Nos acúmulos inúteis, diga-se, naqueles que não sentimos, não experimentamos (só poupamos), é que a vida congela-se na imortalidade. Nossos deuses são o que poupamos - poupar é evitar. Por isso as religiões são tão comedidas, elas evitam a vida. Recriamos a farsa do pós-mundo fingindo para nós mesmos que vivemos em excesso, quando, na verdade, nossa imortalidade está no acumular.

Só viver não é mais o nosso fardo, aquilo que se deve poupar, carregar (a cruz, o corpo, as ilusões). Agora, ele se faz por todo o resto. Carregamos o peso da vida eletrônica, coisificada, nossas posses, nossas aventuras higienizadas – somos a antiepopéia que, aliás, não se vê mais por aí. Daí o fascínio, o horror e a estranheza às atrocidades que provocamos.
Perdemos a vida no suicídio da imortalidade, mas não cremos mais em céus, e começamos a perder a fé nas coisas.

Impostos

Bandeiras e fidalgos impuseram a ordem do Estado lusitano aos nativos. Três séculos depois, a corte portuguesa aos brasileiros, nós, que nunca lutamos por um. O Estado aqui é imposto como o voto, como o horário eleitoral. Democracia imposta não é uma contradição?

O.N.U

A O.N.U é o espelho da Liga das Nações: rígida, legal, estratificada.

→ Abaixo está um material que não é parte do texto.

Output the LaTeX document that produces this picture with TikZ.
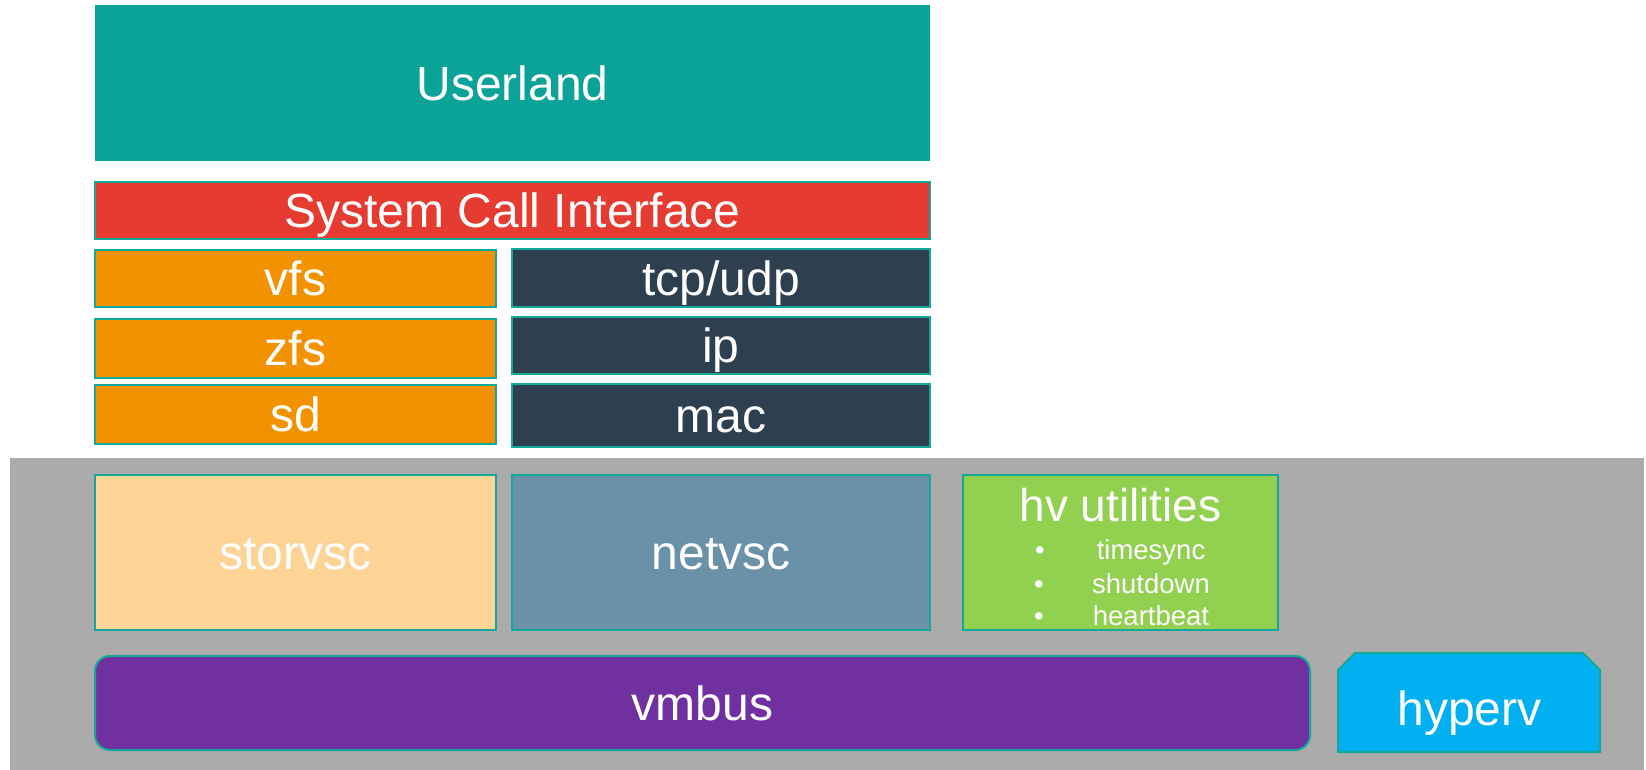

O que mais parece com as duas? Desde a Revolução Francesa, a curva de poder do Estado declina – a força fragmenta-se em núcleos menores e esparsos. Cada vez mais, o central cederá ao local, as nações frágeis se dividirão, basta olhar o Mapa Mundi. Somente a negociação, o equilíbrio delicado de forças em cada momento, a política do agora manterá os laços entre os povos – o mesmo fluxo que destrói a centralização estatal é o que permite este balanço de poder. No futuro, uma nova organização, mesmo que homonímia, absorverá o ideal da fluidez do poder, de riquezas e do saber. Olhará a realidade, não estatutos legais, será contraditória ao sabor do momento, cega e forte quando preciso. Ela sobreviverá aos séculos futuros. Pena não estarmos preparados para ela ainda.
Não é à toa que o Brasil faz tanta questão de entrar no Conselho de Segurança.

Arte Superior

Toda arte tem identificação. Quem vê, sente, experimenta nela um mundo particular. Mas a arte é plural, como plurais são os mundos.

No teatro e na literatura, a identificação é com o texto, a história, e não a cena. No cinema, conseguimos imergir na realidade daquele mundo como na música e na plástica. Não há arte superior, só sensações diferentes.